基于先进趋近律的卷盘式喷灌机滑模速度控制

The high-precision control of the electric drive system for the reel sprinkler machine is essential for ensuring efficient and stable operation. However, nonlinear friction, external disturbances, and parameter mismatches significantly degrade the performance of the system. To address these issues, this paper presents a sliding mode speed controller based on the advanced sliding mode reaching law (ASMRL) and a novel sliding mode observer (NSMO) for disturbance compensation. First, a mathematical model is developed, considering the time-varying moment of inertia and load of the reel. Next, the traditional terminal sliding mode reaching law (TSMRL) is improved by replacing the sign function with a power piecewise function, and by incorporating exponential and power terms. This method accelerates the convergence of the system to the sliding mode surface while effectively reduces chattering.

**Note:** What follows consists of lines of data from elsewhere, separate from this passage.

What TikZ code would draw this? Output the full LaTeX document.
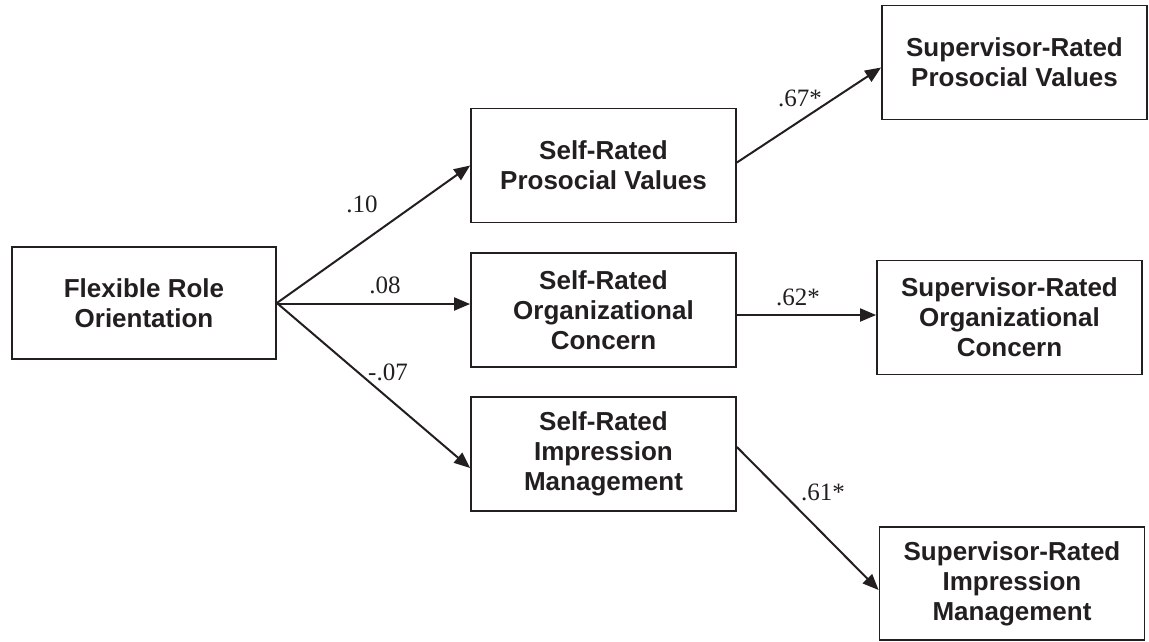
\documentclass[tikz,border=0pt]{standalone}
\usepackage{fontspec}
\setmainfont{Liberation Serif}
\newfontfamily\boxfont{Liberation Sans}
\usetikzlibrary{arrows.meta}
\definecolor{ink}{RGB}{35,31,32}
\begin{document}
\begin{tikzpicture}[x=1pt,y=-1pt,
  box/.style={draw=ink, text=ink, line width=1.8pt, inner sep=0pt,
    minimum width=265pt, minimum height=114pt, align=center,
    font=\boxfont\bfseries\fontsize{26}{30}\selectfont},
  link/.style={draw=ink, line width=2pt, -{Triangle[length=16pt,width=13pt]}},
  coef/.style={text=ink, inner sep=0pt, font=\fontsize{25}{28}\selectfont}]
\useasboundingbox (0,0) rectangle (1149,641);

% predictor
\node[box, minimum width=264pt, minimum height=112pt] (flex) at (144,303) {Flexible Role\\Orientation};

% self-rated motives
\node[box] (spv) at (603.5,165.5) {Self-Rated\\Prosocial Values};
\node[box] (soc) at (603.5,310) {Self-Rated\\Organizational\\Concern};
\node[box] (sim) at (603.5,454) {Self-Rated\\Impression\\Management};

% supervisor-rated motives
\node[box] (suppv) at (1014.5,62.5) {Supervisor-Rated\\Prosocial Values};
\node[box] (supoc) at (1009.5,317.5) {Supervisor-Rated\\Organizational\\Concern};
\node[box, minimum height=113pt] (supim) at (1012,583.5) {Supervisor-Rated\\Impression\\Management};

% paths from the predictor
\draw[link] (flex.east) -- (spv.west);
\draw[link] ([yshift=-1pt]flex.east) -- ([yshift=-1pt]flex.east -| soc.west);
\draw[link] (flex.east) -- ([yshift=-14pt]sim.west);

% self-rated to supervisor-rated
\draw[link] ([yshift=3pt]spv.east) -- ([yshift=-5pt]suppv.west);
\draw[link] ([yshift=-5pt]soc.east) -- ([yshift=-5pt]soc.east -| supoc.west);
\draw[link] ([yshift=7pt]sim.east) -- ([yshift=-6.5pt]supim.west);

% path coefficients
\node[coef] (c1) at (362,204) {.10};
\node[coef] (c2) at (385,285) {.08};
\node[coef] (c3) at (388,372) {-.07};
\node[coef] (c4) at (800,98) {.67*};
\node[coef] (c5) at (798,297) {.62*};
\node[coef] (c6) at (823,492) {.61*};
\end{tikzpicture}
\end{document}
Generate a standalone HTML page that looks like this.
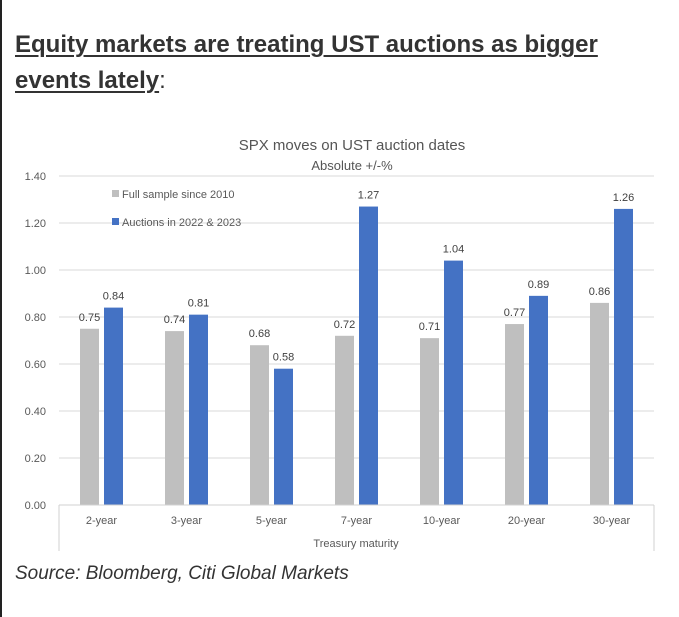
<!DOCTYPE html>
<html><head><meta charset="utf-8"><style>
body{margin:0;width:679px;height:617px;background:#fff;position:relative;overflow:hidden;font-family:"Liberation Sans",sans-serif}
#lb{position:absolute;left:0;top:0;width:2px;height:617px;background:#222}
h1{position:absolute;left:15px;top:27px;margin:0;font-size:24px;line-height:36px;font-weight:bold;color:#333;width:640px}
h1 u{text-decoration-thickness:2px;text-underline-offset:3px}
h1 span{font-weight:normal}
#src{position:absolute;left:15px;top:563px;font-size:19px;font-style:italic;color:#333}
svg{position:absolute;left:0;top:0}
</style></head><body>
<div id="lb"></div>
<h1><u>Equity markets are treating UST auctions as bigger events lately</u><span>:</span></h1>
<svg id="c" width="679" height="617"></svg>
<div id="src">Source: Bloomberg, Citi Global Markets</div>
<script>
const categories=["2-year","3-year","5-year","7-year","10-year","20-year","30-year"];
const fullSample=[0.75,0.74,0.68,0.72,0.71,0.77,0.86];
const auctions=[0.84,0.81,0.58,1.27,1.04,0.89,1.26];
const yTicks=[0,0.2,0.4,0.6,0.8,1.0,1.2,1.4];
const svg=document.getElementById('c');const NS='http://www.w3.org/2000/svg';
const X0=59,X1=654,Y0=505,Y1=176,YMAX=1.4;
const cw=(X1-X0)/categories.length;
const y=v=>Y0-(v/YMAX)*(Y0-Y1);
function mk(t,a,txt){const e=document.createElementNS(NS,t);for(const k in a)e.setAttribute(k,a[k]);if(txt!=null)e.textContent=txt;svg.appendChild(e);return e;}
const F='"Liberation Sans",sans-serif';
let e;
e=mk('text',{x:352,y:150,'text-anchor':'middle','font-size':15,fill:'#555','font-family':F},'SPX moves on UST auction dates');


e=mk('text',{x:352,y:170,'text-anchor':'middle','font-size':13,fill:'#555','font-family':F},'Absolute +/-%');


yTicks.forEach(v=>{
 e=mk('line',{x1:X0,x2:X1,y1:y(v),y2:y(v),stroke:'#d9d9d9','stroke-width':1});
 
 
 e=mk('text',{x:46,y:y(v)+4,'text-anchor':'end','font-size':11,fill:'#595959','font-family':F},v.toFixed(2));
 
 
});
categories.forEach((c,i)=>{
 const cx=X0+cw*i;
 const g=y(fullSample[i]),b=y(auctions[i]);
 e=mk('rect',{x:cx+21,y:g,width:19,height:Y0-g,fill:'#bfbfbf'});
 
 
 e=mk('rect',{x:cx+45,y:b,width:19,height:Y0-b,fill:'#4472c4'});
 
 
 e=mk('text',{x:cx+30.5,y:g-8,'text-anchor':'middle','font-size':11,fill:'#404040','font-family':F},fullSample[i].toFixed(2));
 
 
 e=mk('text',{x:cx+54.5,y:b-8,'text-anchor':'middle','font-size':11,fill:'#404040','font-family':F},auctions[i].toFixed(2));
 
 
 e=mk('text',{x:cx+cw/2,y:524,'text-anchor':'middle','font-size':11,fill:'#595959','font-family':F},c);
 
 
});
e=mk('path',{d:`M${X0} ${Y0}H${X1}M${X0} ${Y0}V551M${X1} ${Y0}V551`,stroke:'#d0d0d0',fill:'none'});


e=mk('text',{x:356,y:547,'text-anchor':'middle','font-size':11,fill:'#595959','font-family':F},'Treasury maturity');


e=mk('rect',{x:112,y:190,width:7,height:7,fill:'#bfbfbf'});


e=mk('text',{x:122,y:198,'font-size':11,fill:'#595959','font-family':F},'Full sample since 2010');


e=mk('rect',{x:112,y:218,width:7,height:7,fill:'#4472c4'});


e=mk('text',{x:122,y:226,'font-size':11,fill:'#595959','font-family':F},'Auctions in 2022 & 2023');


</script>
</body></html>
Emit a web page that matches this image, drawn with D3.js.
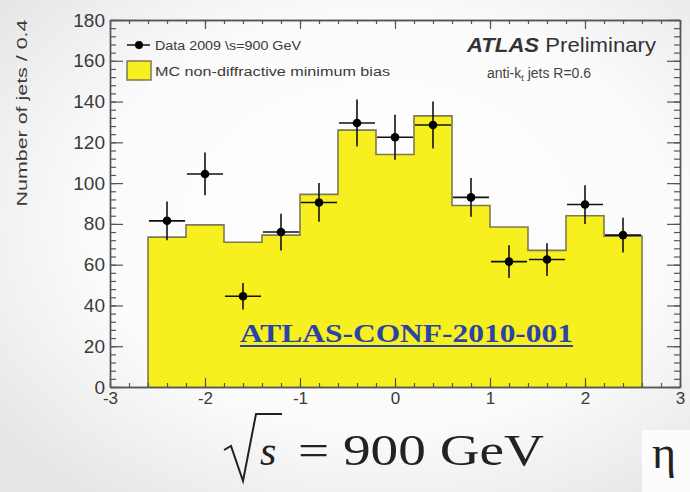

A detailed theoretical analysis of ASMRL demonstrates that it achieves faster convergence and more effective chattering suppression compared to TSMRL. Furthermore, a precise NSMO is developed to estimate the total disturbance of the system, which is then compensated for within the ASMC. Experimental results demonstrate that, compared to traditional PI and TSMC methods, the ASMC+NSMO approach significantly improves control accuracy, reducing the steady-state error by 88.57% and 69.46%, respectively.